## DIRECTION
Print the records below exactly, starting at the first line and stopping after the line that contains "Convert this diagram to SVG code.". Leave out any pictures.

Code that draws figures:
****************************************

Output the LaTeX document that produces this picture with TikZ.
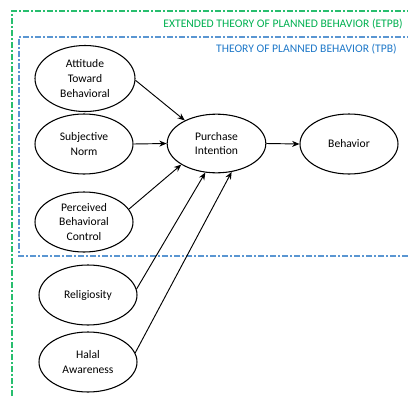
\documentclass[tikz,border=0pt]{standalone}
\usepackage{fontspec}
\setmainfont{Carlito}
\usetikzlibrary{arrows.meta,shapes.geometric}
\definecolor{etpbgreen}{RGB}{0,176,80}
\definecolor{etpbline}{RGB}{40,190,110}
\definecolor{tpbblue}{RGB}{30,120,200}
\definecolor{tpbline}{RGB}{90,150,210}
\tikzset{
  construct/.style={ellipse, draw, line width=0.8pt, minimum width=73.5pt, minimum height=45pt,
    inner sep=0pt, align=center, font=\fontsize{8.7}{10.9}\selectfont},
  link/.style={line width=0.7pt, -{Stealth[length=5.5pt,width=4.5pt]}},
  boxline/.style={line width=0.8pt, dash pattern=on 4.5pt off 1.8pt on 0.9pt off 1.8pt},
  boxlabel/.style={anchor=east, inner sep=0pt, font=\fontsize{8.7}{10.9}\selectfont}
}
\begin{document}
\begin{tikzpicture}[x=0.75pt,y=-0.75pt]
\useasboundingbox (0,0) rectangle (408,397);
\clip (0,0) rectangle (408,397);
% frames
\draw[boxline, etpbline] (12,420) -- (12,11) -- (420,11);
\draw[boxline, tpbline] (420,256) -- (19,256) -- (19,37) -- (420,37);
\node[boxlabel, text=etpbgreen] (etpb) at (403,24) {EXTENDED THEORY OF PLANNED BEHAVIOR (ETPB)};
\node[boxlabel, text=tpbblue] (tpb) at (397,49) {THEORY OF PLANNED BEHAVIOR (TPB)};
% constructs
\node[construct, minimum height=49.5pt, minimum width=75pt] (att) at (85,78.5) {Attitude\\Toward\\Behavioral};
\node[construct] (sn) at (84,144) {Subjective\\Norm};
\node[construct] (pbc) at (84,222) {Perceived\\Behavioral\\Control};
\node[construct] (rel) at (88,295) {Religiosity};
\node[construct] (hal) at (88,362) {Halal\\Awareness};
\node[construct, minimum width=74pt, minimum height=44pt] (pi) at (216.5,143.5) {Purchase\\Intention};
\node[construct] (beh) at (349,144) {Behavior};
% links
\draw[link] (att.-2) -- (pi.144);
\draw[link] (sn.east) -- (pi.west);
\draw[link] (pbc.16) -- (pi.211);
\draw[link] (rel.7) -- (pi.249);
\draw[link] (hal.11) -- (pi.298);
\draw[link] (pi.east) -- (beh.west);
\end{tikzpicture}
\end{document}
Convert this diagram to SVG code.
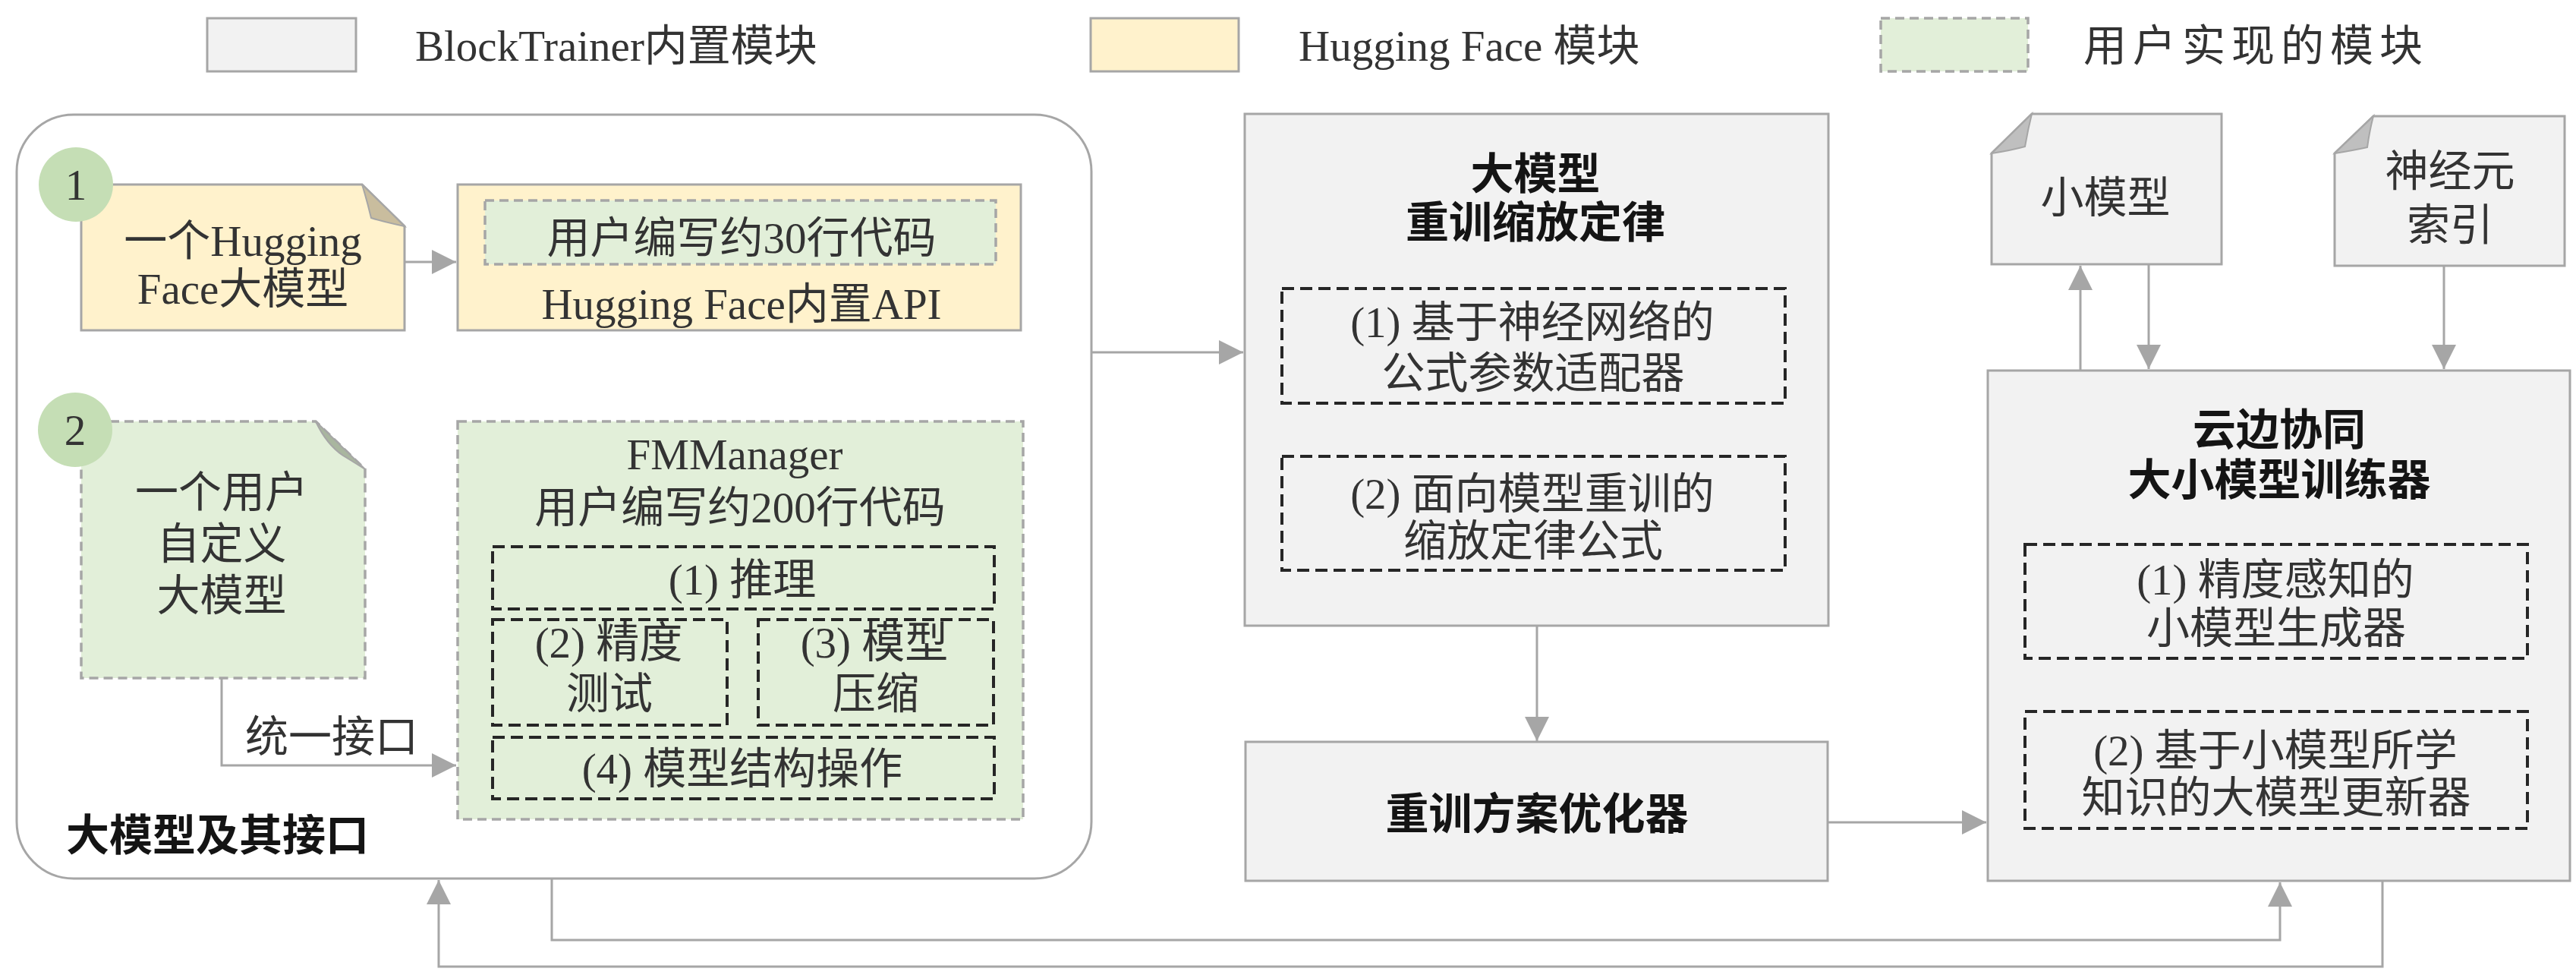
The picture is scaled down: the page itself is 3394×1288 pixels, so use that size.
<svg xmlns="http://www.w3.org/2000/svg" width="3394" height="1288" viewBox="0 0 3394 1288">
<defs>
<style>
.t{font-family:"Liberation Serif","Noto Sans CJK SC",serif;font-size:57px;fill:#333;text-anchor:middle}
.l{text-anchor:start}
.b{font-weight:bold;fill:#141414}
.gray{fill:#f2f2f2;stroke:#a6a6a6;stroke-width:3}
.yel{fill:#fff2cc;stroke:#a6a6a6;stroke-width:3}
.grn{fill:#e2efd9;stroke:#a6a6a6;stroke-width:3.5;stroke-dasharray:12 7}
.blk{fill:none;stroke:#262626;stroke-width:4;stroke-dasharray:16 8}
.cn{fill:none;stroke:#a6a6a6;stroke-width:3}
.cir{fill:#c5deb5}
</style>
<marker id="ah" markerUnits="userSpaceOnUse" markerWidth="32" markerHeight="32" refX="32" refY="16" orient="auto">
<path d="M0,0 L32,16 L0,32 Z" fill="#a6a6a6"/>
</marker>
</defs>
<rect width="3394" height="1288" fill="#ffffff"/>

<g id="legend">
<rect class="gray" x="273" y="24" width="196" height="70"/>
<text class="t l" x="547" y="80" fill="#222">BlockTrainer内置模块</text>
<rect class="yel" x="1437" y="24" width="195" height="70"/>
<text class="t l" x="1711" y="80">Hugging Face 模块</text>
<rect class="grn" x="2478" y="24" width="194" height="70"/>
<text class="t l" x="2745" y="80" letter-spacing="8">用户实现的模块</text>
</g>

<g id="container">
<rect x="22" y="151" width="1416" height="1006" rx="75" ry="75" fill="#ffffff" stroke="#a6a6a6" stroke-width="3"/>
<text class="t l b" x="87" y="1120">大模型及其接口</text>
</g>

<g id="connectors">
<path class="cn" d="M533,345 H601" marker-end="url(#ah)"/>
<path class="cn" d="M292,893 V1008 H601" marker-end="url(#ah)"/>
<path class="cn" d="M1438,464 H1638" marker-end="url(#ah)"/>
<path class="cn" d="M2022,531 V599" marker-end="url(#ah)"/>
<path class="cn" d="M2025,824 V976" marker-end="url(#ah)"/>
<path class="cn" d="M2408,1083 H2617" marker-end="url(#ah)"/>
<path class="cn" d="M2741,488 V350" marker-end="url(#ah)"/>
<path class="cn" d="M2831,349 V486" marker-end="url(#ah)"/>
<path class="cn" d="M3220,351 V486" marker-end="url(#ah)"/>
<path class="cn" d="M2998,867 V935" marker-end="url(#ah)"/>
<path class="cn" d="M727,1157 V1238 H3004 V1162" marker-end="url(#ah)"/>
<path class="cn" d="M3139,1160 V1273 H578 V1159" marker-end="url(#ah)"/>
</g>

<g id="hf-model">
<path class="yel" d="M107,243 H477 L533,298 V435 H107 Z"/>
<path d="M477,243 L533,298 Q505,292 489,287 Q483,262 477,243 Z" fill="#c9bd9e" stroke="#a6a6a6" stroke-width="2"/>
<text class="t" x="320" y="337">一个Hugging</text>
<text class="t" x="320" y="400">Face大模型</text>
</g>

<g id="circle1">
<circle class="cir" cx="100" cy="243" r="49"/>
<text class="t" x="100" y="263" fill="#111">1</text>
</g>

<g id="hf-api">
<rect class="yel" x="603" y="243" width="742" height="192"/>
<rect class="grn" x="639" y="264" width="673" height="84"/>
<text class="t" x="977" y="333">用户编写约30行代码</text>
<text class="t" x="977" y="420">Hugging Face内置API</text>
</g>

<g id="user-model">
<path class="grn" d="M107,555 H416 L481,618 V893 H107 Z"/>
<path d="M416,555 L481,618 Q462,606 452,600 Q430,585 416,555 Z" fill="#a9b69f" stroke="#a6a6a6" stroke-width="2"/>
<text class="t" x="292" y="668">一个用户</text>
<text class="t" x="292" y="736">自定义</text>
<text class="t" x="292" y="804">大模型</text>
</g>

<g id="circle2">
<circle class="cir" cx="99" cy="566" r="49"/>
<text class="t" x="99" y="586" fill="#111">2</text>
</g>

<g id="label-interface">
<text class="t" x="437" y="990">统一接口</text>
</g>

<g id="fmmanager">
<rect class="grn" x="603" y="555" width="745" height="524"/>
<text class="t" x="968" y="618" fill="#222">FMManager</text>
<text class="t" x="975" y="688">用户编写约200行代码</text>
<rect class="blk" x="649" y="720" width="661" height="82"/>
<text class="t" x="978" y="783">(1) 推理</text>
<rect class="blk" x="649" y="816" width="309" height="139"/>
<text class="t" x="802" y="866">(2) 精度</text>
<text class="t" x="803" y="933">测试</text>
<rect class="blk" x="999" y="816" width="310" height="139"/>
<text class="t" x="1152" y="866">(3) 模型</text>
<text class="t" x="1154" y="933">压缩</text>
<rect class="blk" x="649" y="971" width="661" height="81"/>
<text class="t" x="978" y="1032">(4) 模型结构操作</text>
</g>

<g id="scaling-law">
<rect class="gray" x="1640" y="150" width="769" height="674"/>
<text class="t b" x="2023" y="249">大模型</text>
<text class="t b" x="2023" y="313">重训缩放定律</text>
<rect class="blk" x="1689" y="380" width="663" height="151"/>
<text class="t" x="2019" y="444">(1) 基于神经网络的</text>
<text class="t" x="2020" y="511">公式参数适配器</text>
<rect class="blk" x="1689" y="601" width="663" height="150"/>
<text class="t" x="2019" y="670">(2) 面向模型重训的</text>
<text class="t" x="2020" y="732">缩放定律公式</text>
</g>

<g id="optimizer">
<rect class="gray" x="1641" y="977" width="767" height="183"/>
<text class="t b" x="2025" y="1092">重训方案优化器</text>
</g>

<g id="small-model">
<path class="gray" d="M2677,150 H2927 V348 H2624 V202 Z"/>
<path d="M2677,150 L2624,202 Q2650,198 2668,193 Q2672,170 2677,150 Z" fill="#bfbfbf" stroke="#a6a6a6" stroke-width="2"/>
<text class="t" x="2774" y="280">小模型</text>
</g>

<g id="neuron-index">
<path class="gray" d="M3127,153 H3379 V350 H3076 V202 Z"/>
<path d="M3127,153 L3076,202 Q3101,198 3119,194 Q3122,172 3127,153 Z" fill="#bfbfbf" stroke="#a6a6a6" stroke-width="2"/>
<text class="t" x="3228" y="245">神经元</text>
<text class="t" x="3228" y="316">索引</text>
</g>

<g id="trainer">
<rect class="gray" x="2619" y="488" width="767" height="672"/>
<text class="t b" x="3003" y="586">云边协同</text>
<text class="t b" x="3003" y="652">大小模型训练器</text>
<rect class="blk" x="2668" y="717" width="662" height="150"/>
<text class="t" x="2998" y="783">(1) 精度感知的</text>
<text class="t" x="2999" y="847">小模型生成器</text>
<rect class="blk" x="2668" y="937" width="662" height="154"/>
<text class="t" x="2998" y="1008">(2) 基于小模型所学</text>
<text class="t" x="2999" y="1070">知识的大模型更新器</text>
</g>
</svg>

****************************************

## WRITTEN ANSWER
Output the LaTeX document that produces this picture with TikZ.
\documentclass[tikz,border=0pt]{standalone}
\usepackage{fontspec}
\setmainfont{Carlito}
\usetikzlibrary{arrows.meta,shapes.geometric}
\definecolor{etpbgreen}{RGB}{0,176,80}
\definecolor{etpbline}{RGB}{40,190,110}
\definecolor{tpbblue}{RGB}{30,120,200}
\definecolor{tpbline}{RGB}{90,150,210}
\tikzset{
  construct/.style={ellipse, draw, line width=0.8pt, minimum width=73.5pt, minimum height=45pt,
    inner sep=0pt, align=center, font=\fontsize{8.7}{10.9}\selectfont},
  link/.style={line width=0.7pt, -{Stealth[length=5.5pt,width=4.5pt]}},
  boxline/.style={line width=0.8pt, dash pattern=on 4.5pt off 1.8pt on 0.9pt off 1.8pt},
  boxlabel/.style={anchor=east, inner sep=0pt, font=\fontsize{8.7}{10.9}\selectfont}
}
\begin{document}
\begin{tikzpicture}[x=0.75pt,y=-0.75pt]
\useasboundingbox (0,0) rectangle (408,397);
\clip (0,0) rectangle (408,397);
% frames
\draw[boxline, etpbline] (12,420) -- (12,11) -- (420,11);
\draw[boxline, tpbline] (420,256) -- (19,256) -- (19,37) -- (420,37);
\node[boxlabel, text=etpbgreen] (etpb) at (403,24) {EXTENDED THEORY OF PLANNED BEHAVIOR (ETPB)};
\node[boxlabel, text=tpbblue] (tpb) at (397,49) {THEORY OF PLANNED BEHAVIOR (TPB)};
% constructs
\node[construct, minimum height=49.5pt, minimum width=75pt] (att) at (85,78.5) {Attitude\\Toward\\Behavioral};
\node[construct] (sn) at (84,144) {Subjective\\Norm};
\node[construct] (pbc) at (84,222) {Perceived\\Behavioral\\Control};
\node[construct] (rel) at (88,295) {Religiosity};
\node[construct] (hal) at (88,362) {Halal\\Awareness};
\node[construct, minimum width=74pt, minimum height=44pt] (pi) at (216.5,143.5) {Purchase\\Intention};
\node[construct] (beh) at (349,144) {Behavior};
% links
\draw[link] (att.-2) -- (pi.144);
\draw[link] (sn.east) -- (pi.west);
\draw[link] (pbc.16) -- (pi.211);
\draw[link] (rel.7) -- (pi.249);
\draw[link] (hal.11) -- (pi.298);
\draw[link] (pi.east) -- (beh.west);
\end{tikzpicture}
\end{document}
Convert this diagram to SVG code.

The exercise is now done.